> [SOURCE DATA]:
[Start]

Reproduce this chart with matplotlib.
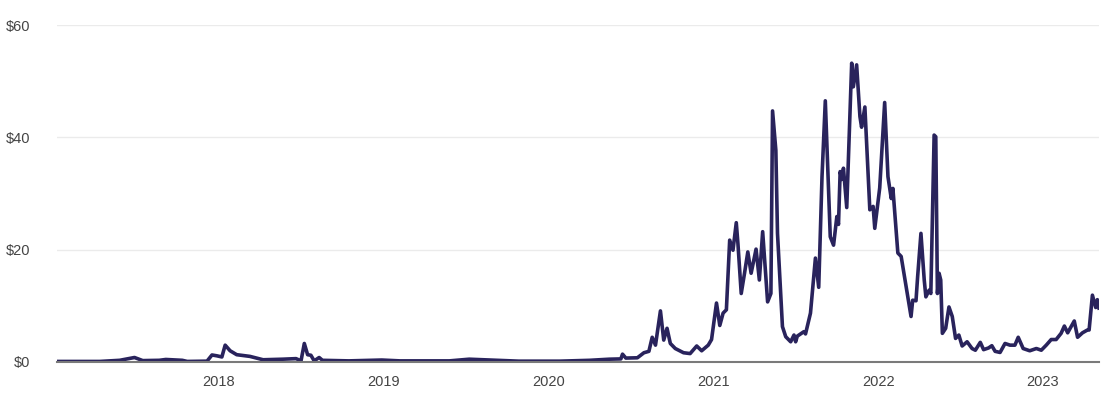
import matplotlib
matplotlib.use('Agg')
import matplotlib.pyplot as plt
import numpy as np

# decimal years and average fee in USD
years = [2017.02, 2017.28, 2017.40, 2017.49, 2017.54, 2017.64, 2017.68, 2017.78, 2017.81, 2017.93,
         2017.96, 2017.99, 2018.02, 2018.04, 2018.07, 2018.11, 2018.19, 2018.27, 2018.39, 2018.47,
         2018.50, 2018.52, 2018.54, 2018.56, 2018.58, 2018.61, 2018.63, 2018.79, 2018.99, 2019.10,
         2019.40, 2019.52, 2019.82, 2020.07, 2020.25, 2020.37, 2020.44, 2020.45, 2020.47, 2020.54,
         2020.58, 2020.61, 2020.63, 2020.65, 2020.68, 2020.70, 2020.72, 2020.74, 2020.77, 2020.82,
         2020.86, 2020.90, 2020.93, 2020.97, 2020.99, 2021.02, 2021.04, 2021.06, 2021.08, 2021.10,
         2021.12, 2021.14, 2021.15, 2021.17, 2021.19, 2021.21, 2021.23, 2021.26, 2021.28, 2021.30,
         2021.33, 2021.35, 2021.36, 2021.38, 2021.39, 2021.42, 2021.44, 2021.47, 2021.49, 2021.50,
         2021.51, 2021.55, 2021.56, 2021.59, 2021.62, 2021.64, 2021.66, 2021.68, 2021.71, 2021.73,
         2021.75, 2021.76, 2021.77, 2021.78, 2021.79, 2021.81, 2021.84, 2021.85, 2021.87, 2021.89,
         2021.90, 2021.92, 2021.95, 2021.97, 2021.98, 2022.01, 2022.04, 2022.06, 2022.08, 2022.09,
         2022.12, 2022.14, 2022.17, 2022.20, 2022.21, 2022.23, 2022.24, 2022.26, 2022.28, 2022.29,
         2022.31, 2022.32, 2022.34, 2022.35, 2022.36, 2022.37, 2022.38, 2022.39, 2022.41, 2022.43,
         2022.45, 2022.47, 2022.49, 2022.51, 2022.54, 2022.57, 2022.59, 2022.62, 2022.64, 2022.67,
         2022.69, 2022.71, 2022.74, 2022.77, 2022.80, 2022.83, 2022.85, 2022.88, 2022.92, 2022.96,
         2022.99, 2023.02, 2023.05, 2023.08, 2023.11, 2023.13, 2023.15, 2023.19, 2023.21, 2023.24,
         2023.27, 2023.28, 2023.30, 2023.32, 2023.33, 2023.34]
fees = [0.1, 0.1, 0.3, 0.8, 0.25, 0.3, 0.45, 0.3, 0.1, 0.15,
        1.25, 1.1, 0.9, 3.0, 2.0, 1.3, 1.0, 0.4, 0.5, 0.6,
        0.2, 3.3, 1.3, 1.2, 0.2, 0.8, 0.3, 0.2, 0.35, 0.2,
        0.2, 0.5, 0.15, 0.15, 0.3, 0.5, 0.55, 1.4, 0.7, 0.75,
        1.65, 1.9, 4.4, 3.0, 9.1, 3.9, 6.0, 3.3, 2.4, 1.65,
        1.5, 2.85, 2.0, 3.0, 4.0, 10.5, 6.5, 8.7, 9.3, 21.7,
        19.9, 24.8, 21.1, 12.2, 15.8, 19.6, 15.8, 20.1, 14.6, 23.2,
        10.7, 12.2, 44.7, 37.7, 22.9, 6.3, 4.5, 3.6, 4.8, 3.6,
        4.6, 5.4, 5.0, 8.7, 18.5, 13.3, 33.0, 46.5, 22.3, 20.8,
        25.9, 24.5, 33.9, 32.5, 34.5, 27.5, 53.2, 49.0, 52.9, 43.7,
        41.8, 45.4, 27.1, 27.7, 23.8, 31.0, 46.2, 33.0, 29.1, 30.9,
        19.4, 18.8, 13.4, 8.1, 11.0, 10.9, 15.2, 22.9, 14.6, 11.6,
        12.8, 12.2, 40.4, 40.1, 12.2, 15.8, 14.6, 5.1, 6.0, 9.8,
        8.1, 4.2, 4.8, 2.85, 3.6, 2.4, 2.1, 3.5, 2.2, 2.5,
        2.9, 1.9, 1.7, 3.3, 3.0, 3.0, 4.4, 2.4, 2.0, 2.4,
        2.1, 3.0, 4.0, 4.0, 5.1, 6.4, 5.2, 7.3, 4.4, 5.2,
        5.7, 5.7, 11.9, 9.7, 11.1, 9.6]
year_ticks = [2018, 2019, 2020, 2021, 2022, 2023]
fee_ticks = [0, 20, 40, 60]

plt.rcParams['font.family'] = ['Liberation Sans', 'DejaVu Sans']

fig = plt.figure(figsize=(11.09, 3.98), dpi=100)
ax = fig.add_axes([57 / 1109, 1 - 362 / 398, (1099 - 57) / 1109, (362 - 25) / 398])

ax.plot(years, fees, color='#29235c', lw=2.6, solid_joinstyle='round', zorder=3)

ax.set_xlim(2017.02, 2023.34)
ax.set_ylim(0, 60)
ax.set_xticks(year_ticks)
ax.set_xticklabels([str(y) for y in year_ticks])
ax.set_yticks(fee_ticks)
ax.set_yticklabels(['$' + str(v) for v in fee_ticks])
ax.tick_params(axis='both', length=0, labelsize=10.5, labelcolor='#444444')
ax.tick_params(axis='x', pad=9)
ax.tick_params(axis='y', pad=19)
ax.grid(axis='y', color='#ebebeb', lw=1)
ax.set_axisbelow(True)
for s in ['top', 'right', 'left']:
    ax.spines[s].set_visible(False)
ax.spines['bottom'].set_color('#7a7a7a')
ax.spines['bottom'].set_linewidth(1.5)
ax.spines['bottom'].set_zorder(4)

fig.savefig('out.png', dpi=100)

[End]

> [WRITTEN EXERCISE]: Pull out all lines containing "matplotlib".

> [THE SOLUTION]:
Reproduce this chart with matplotlib.
import matplotlib
matplotlib.use('Agg')
import matplotlib.pyplot as plt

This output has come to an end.